Unimot zmienił sposób, w jaki prezentuje i szacuje wstępne rozliczenie transakcji nabycia od Orlenu akcji Lotosu Terminale (obecnie Unimot Terminale). Pierwotnie zamierzał w sprawozdaniu za I półrocze ująć zysk z tytułu okazyjnego nabycia tej firmy w kwocie 494 mln zł. To w sposób istotny wpłynęłoby na zwiększenie wyniku netto giełdowej grupy. Zarząd podjął jednak decyzję, że wstępne rozliczenie transakcji zostanie dokonane w bilansie. Zmieniono też sposób, w jaki szacowany jest zysk z tytułu okazjonalnego nabycia Lotosu Terminale. Do jego obliczania początkowo brano pod uwagę dane skonsolidowane przejętego podmiotu. Dziś są to jego dane jednostkowe. Tym samym obecnie zysk z tytułu okazyjnego nabycia Lotosu Terminale szacowany jest na 216 mln zł. Nowa procedura ma być stosowana do czasu ostatecznego rozliczenia transakcji, czyli do 7 kwietnia 2024 r.

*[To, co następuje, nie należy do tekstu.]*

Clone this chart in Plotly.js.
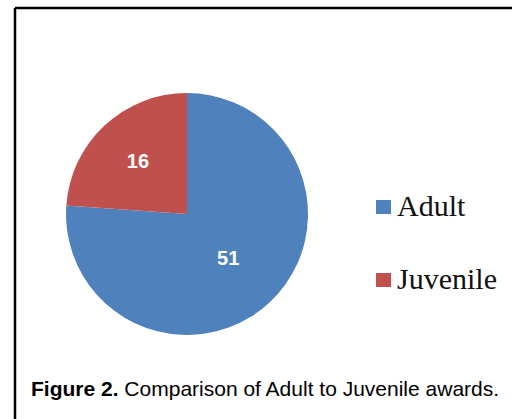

Stosując tę procedurę, Unimot szacuje, że w I półroczu wypracował 197 mln zł EBITDA, która nie uwzględnia zysku z rozliczenia transakcji nabycia Lotosu Terminale. Z kolei za II kwartał określił go na 82 mln zł. Bez zmian pozostają za to szacunki dotyczące kluczowego wskaźnika grupy, czyli skorygowanego wyniku EBITDA, który nie obejmuje wyceny zapasu obowiązkowego paliw płynnych i gazowych, uzasadnionych przesunięć w czasie kosztów i przychodów oraz zdarzeń jednorazowych. Tym samym w II kwartale sięgał on 62,8 mln zł, wobec 74,3 mln zł rok wcześniej. Jakie Unimot faktycznie wypracował w tym okresie wyniki, będzie wiadomo po publikacji raportu okresowego. Ten ma być udostępniony do publicznej wiadomości w najbliższy czwartek.
Ponad miesiąc temu giełdowa spółka informowała, że spadające zużycie oleju napędowego przy jednoczesnej jego nadpodaży na rynku przyczyniło się do pogorszenia marż uzyskiwanych na handlu tym paliwem i tym samym do znacznego zmniejszenia efektywności importu.
To z kolei miało negatywny wpływ na wyniki finansowe grupy, która w tym biznesie osiągała dotychczas największy zarobek.